● WORK TO COMPLETE: Skip all pictures, then copy the lines from the start of the data through the line with "const GREEN = '#8cbb3f';", keeping both ends.

START SOURCE MATERIAL

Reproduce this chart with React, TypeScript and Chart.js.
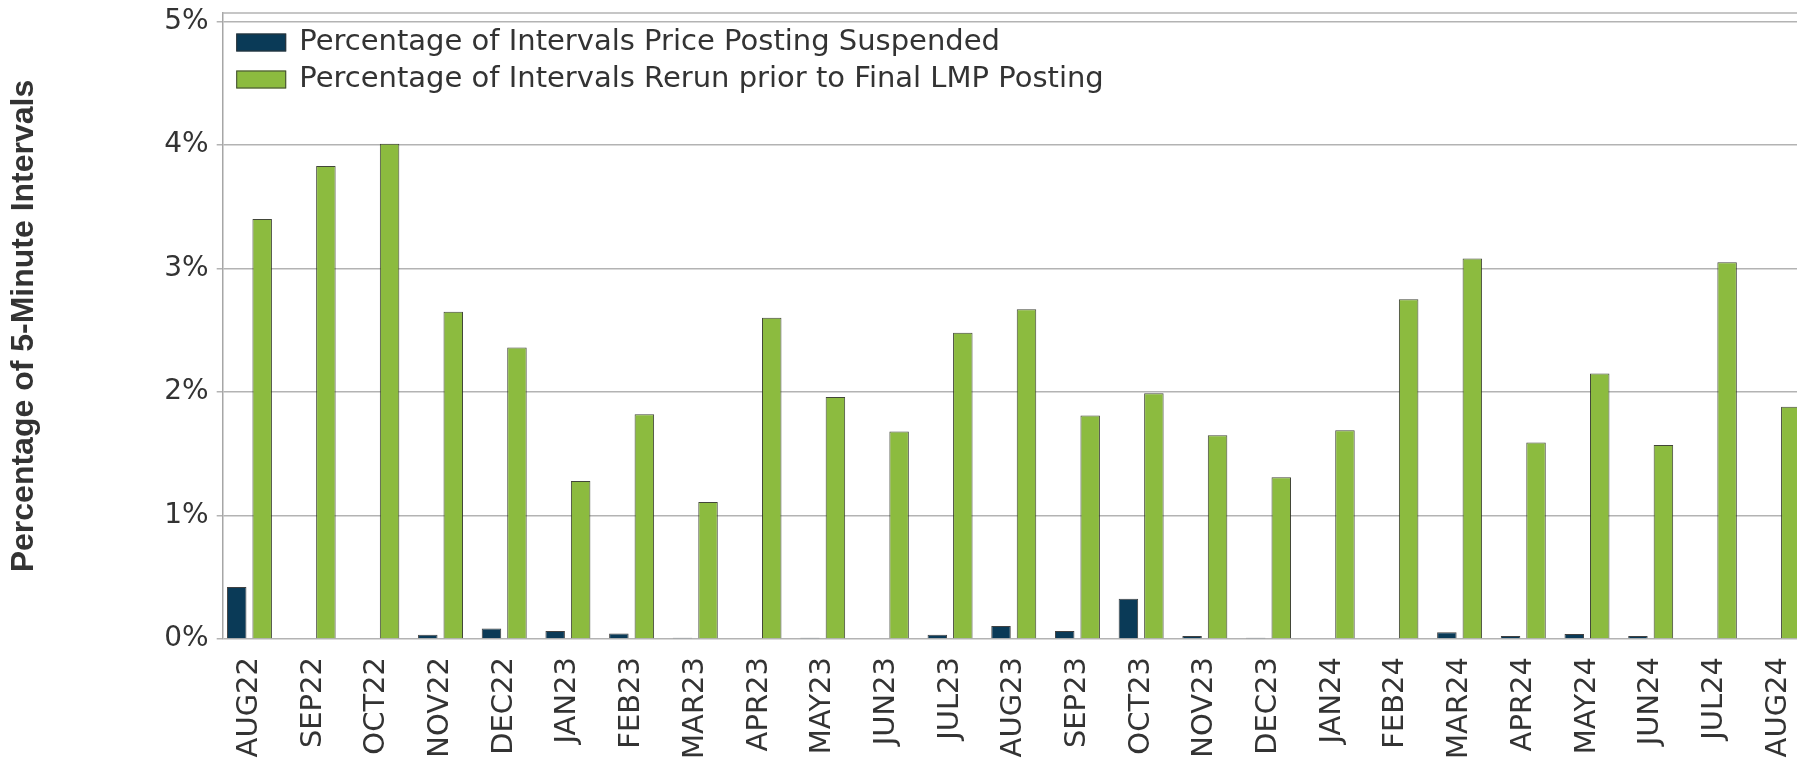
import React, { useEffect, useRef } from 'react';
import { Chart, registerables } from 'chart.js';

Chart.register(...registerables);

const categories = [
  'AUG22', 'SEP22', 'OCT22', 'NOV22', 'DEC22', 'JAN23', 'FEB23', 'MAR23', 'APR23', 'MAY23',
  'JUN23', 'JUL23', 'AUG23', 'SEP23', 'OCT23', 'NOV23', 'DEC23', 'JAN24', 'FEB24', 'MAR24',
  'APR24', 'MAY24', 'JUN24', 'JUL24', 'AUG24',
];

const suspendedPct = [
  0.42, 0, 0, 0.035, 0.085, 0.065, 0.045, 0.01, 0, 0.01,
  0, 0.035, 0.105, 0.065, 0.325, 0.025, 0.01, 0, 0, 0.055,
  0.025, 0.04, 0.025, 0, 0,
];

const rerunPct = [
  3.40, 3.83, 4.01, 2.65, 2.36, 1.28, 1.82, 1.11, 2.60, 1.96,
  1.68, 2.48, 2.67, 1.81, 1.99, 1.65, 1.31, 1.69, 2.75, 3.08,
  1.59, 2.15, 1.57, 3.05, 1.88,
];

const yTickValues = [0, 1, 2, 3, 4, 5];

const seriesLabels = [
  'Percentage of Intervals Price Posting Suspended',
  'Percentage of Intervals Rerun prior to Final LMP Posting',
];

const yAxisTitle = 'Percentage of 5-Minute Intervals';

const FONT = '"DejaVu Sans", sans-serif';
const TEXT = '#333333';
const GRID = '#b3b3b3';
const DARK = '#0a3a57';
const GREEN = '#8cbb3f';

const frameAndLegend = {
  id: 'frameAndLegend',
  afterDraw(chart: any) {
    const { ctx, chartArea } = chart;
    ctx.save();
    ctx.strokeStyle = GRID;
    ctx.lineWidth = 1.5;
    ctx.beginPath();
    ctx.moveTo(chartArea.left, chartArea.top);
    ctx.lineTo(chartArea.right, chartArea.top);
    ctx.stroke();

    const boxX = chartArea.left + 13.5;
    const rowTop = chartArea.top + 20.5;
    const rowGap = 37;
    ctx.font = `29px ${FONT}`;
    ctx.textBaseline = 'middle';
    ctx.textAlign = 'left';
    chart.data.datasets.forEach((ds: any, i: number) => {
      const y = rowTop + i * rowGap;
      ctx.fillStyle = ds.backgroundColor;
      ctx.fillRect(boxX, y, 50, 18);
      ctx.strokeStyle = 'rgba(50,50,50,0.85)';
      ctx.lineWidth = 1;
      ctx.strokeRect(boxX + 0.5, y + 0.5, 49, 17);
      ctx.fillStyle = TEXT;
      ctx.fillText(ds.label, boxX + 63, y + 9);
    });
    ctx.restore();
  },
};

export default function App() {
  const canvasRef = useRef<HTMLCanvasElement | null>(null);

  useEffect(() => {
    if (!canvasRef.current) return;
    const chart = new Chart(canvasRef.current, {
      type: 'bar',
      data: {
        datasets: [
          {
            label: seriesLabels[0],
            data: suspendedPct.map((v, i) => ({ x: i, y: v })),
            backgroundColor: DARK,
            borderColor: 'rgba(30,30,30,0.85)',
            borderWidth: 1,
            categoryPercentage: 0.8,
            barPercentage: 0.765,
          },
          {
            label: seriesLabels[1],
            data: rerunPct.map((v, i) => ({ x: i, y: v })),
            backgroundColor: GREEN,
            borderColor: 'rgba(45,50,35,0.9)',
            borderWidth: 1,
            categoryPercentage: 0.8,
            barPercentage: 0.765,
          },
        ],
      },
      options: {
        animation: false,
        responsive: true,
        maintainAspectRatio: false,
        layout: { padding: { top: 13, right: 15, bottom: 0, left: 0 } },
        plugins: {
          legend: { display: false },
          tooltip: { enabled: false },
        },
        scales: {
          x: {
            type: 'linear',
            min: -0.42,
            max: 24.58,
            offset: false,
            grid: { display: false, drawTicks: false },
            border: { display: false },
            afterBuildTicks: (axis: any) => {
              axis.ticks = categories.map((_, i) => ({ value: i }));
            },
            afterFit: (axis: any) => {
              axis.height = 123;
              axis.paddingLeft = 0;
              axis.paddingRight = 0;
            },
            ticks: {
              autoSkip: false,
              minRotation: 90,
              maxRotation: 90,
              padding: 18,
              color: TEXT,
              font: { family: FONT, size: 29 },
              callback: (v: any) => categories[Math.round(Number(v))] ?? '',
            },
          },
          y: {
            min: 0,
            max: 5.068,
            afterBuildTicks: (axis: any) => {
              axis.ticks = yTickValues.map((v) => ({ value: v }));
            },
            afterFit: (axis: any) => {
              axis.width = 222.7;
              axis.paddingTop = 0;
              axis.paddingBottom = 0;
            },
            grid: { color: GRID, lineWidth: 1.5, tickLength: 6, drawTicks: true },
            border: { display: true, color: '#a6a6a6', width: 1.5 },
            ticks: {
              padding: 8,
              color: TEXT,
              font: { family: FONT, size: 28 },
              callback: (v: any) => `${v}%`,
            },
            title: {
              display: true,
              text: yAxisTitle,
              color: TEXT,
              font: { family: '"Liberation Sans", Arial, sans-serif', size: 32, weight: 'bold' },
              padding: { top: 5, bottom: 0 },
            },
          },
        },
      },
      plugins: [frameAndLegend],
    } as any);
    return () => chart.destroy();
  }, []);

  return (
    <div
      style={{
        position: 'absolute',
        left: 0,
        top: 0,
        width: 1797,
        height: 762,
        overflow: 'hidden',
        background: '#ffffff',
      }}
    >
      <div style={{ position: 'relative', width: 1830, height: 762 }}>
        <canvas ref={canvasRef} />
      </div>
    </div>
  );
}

END SOURCE MATERIAL

● RESULT BELOW:
Reproduce this chart with React, TypeScript and Chart.js.
import React, { useEffect, useRef } from 'react';
import { Chart, registerables } from 'chart.js';

Chart.register(...registerables);

const categories = [
  'AUG22', 'SEP22', 'OCT22', 'NOV22', 'DEC22', 'JAN23', 'FEB23', 'MAR23', 'APR23', 'MAY23',
  'JUN23', 'JUL23', 'AUG23', 'SEP23', 'OCT23', 'NOV23', 'DEC23', 'JAN24', 'FEB24', 'MAR24',
  'APR24', 'MAY24', 'JUN24', 'JUL24', 'AUG24',
];

const suspendedPct = [
  0.42, 0, 0, 0.035, 0.085, 0.065, 0.045, 0.01, 0, 0.01,
  0, 0.035, 0.105, 0.065, 0.325, 0.025, 0.01, 0, 0, 0.055,
  0.025, 0.04, 0.025, 0, 0,
];

const rerunPct = [
  3.40, 3.83, 4.01, 2.65, 2.36, 1.28, 1.82, 1.11, 2.60, 1.96,
  1.68, 2.48, 2.67, 1.81, 1.99, 1.65, 1.31, 1.69, 2.75, 3.08,
  1.59, 2.15, 1.57, 3.05, 1.88,
];

const yTickValues = [0, 1, 2, 3, 4, 5];

const seriesLabels = [
  'Percentage of Intervals Price Posting Suspended',
  'Percentage of Intervals Rerun prior to Final LMP Posting',
];

const yAxisTitle = 'Percentage of 5-Minute Intervals';

const FONT = '"DejaVu Sans", sans-serif';
const TEXT = '#333333';
const GRID = '#b3b3b3';
const DARK = '#0a3a57';
const GREEN = '#8cbb3f';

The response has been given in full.